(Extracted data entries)
— BEGIN —

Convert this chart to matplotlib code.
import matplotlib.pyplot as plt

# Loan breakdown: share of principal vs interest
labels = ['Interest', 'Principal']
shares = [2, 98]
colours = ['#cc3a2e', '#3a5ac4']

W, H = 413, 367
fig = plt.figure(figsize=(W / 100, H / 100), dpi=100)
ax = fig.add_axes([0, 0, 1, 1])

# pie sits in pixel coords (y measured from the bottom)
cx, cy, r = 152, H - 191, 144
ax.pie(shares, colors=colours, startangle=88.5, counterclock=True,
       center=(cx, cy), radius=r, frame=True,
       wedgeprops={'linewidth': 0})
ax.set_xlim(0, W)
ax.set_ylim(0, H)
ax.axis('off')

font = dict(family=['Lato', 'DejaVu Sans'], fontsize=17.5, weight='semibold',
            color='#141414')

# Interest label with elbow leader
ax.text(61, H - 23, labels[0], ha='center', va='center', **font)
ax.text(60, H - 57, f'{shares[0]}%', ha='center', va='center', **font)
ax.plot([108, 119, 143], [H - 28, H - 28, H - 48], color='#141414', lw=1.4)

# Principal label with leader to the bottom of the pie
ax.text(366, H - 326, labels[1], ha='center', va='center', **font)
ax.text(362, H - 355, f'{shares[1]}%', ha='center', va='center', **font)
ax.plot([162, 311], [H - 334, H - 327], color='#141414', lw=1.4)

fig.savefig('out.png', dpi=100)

— END —
— BEGIN —

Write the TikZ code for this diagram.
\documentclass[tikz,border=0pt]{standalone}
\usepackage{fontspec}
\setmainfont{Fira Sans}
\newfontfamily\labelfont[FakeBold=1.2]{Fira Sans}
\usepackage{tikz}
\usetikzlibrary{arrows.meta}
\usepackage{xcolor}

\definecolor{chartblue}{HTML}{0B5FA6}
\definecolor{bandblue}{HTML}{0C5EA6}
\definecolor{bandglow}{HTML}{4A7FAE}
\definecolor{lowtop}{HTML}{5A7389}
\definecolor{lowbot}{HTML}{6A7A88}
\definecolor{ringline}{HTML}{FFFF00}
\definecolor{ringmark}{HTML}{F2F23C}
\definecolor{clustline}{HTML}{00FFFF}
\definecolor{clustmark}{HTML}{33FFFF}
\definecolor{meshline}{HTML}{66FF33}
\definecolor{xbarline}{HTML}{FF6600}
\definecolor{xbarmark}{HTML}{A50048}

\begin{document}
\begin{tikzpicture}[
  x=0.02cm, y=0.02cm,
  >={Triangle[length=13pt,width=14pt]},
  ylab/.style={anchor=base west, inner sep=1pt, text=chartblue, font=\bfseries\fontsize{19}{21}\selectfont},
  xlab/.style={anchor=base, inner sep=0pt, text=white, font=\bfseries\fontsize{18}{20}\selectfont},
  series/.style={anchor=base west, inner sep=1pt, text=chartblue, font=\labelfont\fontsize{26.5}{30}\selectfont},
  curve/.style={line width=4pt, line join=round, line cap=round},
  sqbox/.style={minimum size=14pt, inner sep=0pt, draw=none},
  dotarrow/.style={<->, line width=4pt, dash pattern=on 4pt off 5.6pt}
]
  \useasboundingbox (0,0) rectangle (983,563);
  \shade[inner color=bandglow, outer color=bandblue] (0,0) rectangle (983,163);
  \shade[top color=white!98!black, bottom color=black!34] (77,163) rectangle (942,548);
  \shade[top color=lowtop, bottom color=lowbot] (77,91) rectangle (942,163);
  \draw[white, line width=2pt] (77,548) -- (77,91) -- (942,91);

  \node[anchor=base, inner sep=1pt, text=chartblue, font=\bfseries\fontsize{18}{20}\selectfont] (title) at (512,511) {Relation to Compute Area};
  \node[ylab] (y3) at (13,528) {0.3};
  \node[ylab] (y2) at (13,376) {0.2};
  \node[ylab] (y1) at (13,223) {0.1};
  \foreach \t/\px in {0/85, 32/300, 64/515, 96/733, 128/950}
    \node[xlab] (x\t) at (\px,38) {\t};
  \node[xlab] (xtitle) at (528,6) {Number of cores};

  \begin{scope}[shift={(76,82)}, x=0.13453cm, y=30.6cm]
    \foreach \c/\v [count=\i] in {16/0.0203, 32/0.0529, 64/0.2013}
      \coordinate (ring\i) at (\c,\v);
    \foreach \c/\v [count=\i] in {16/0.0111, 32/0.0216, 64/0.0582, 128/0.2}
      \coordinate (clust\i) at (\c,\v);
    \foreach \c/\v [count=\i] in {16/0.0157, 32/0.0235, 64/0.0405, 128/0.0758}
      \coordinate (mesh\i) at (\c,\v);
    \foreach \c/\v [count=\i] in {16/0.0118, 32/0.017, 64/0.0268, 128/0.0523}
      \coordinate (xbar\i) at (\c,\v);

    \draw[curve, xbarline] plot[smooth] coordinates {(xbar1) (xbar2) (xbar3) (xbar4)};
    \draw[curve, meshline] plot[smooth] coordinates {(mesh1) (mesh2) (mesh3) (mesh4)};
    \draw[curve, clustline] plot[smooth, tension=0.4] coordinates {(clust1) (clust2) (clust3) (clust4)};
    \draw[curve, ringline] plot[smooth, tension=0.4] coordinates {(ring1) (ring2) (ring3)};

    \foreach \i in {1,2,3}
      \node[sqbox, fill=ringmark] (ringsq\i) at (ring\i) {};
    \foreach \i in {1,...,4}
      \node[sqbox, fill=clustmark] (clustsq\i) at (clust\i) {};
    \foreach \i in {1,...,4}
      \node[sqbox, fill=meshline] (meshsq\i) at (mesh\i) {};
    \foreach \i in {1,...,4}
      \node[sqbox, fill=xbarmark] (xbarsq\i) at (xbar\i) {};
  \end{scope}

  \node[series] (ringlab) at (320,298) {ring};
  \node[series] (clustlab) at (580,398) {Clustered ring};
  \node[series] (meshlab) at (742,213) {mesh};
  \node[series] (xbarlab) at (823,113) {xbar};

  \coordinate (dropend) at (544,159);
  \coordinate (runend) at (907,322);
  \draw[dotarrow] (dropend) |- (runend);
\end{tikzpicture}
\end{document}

— END —

Starting with the line that contains "Convert this chart to matplotlib code.", repeat each line exactly, and stop once the line that contains "ax = fig.add_axes([0, 0, 1, 1])" has been repeated.

Convert this chart to matplotlib code.
import matplotlib.pyplot as plt

# Loan breakdown: share of principal vs interest
labels = ['Interest', 'Principal']
shares = [2, 98]
colours = ['#cc3a2e', '#3a5ac4']

W, H = 413, 367
fig = plt.figure(figsize=(W / 100, H / 100), dpi=100)
ax = fig.add_axes([0, 0, 1, 1])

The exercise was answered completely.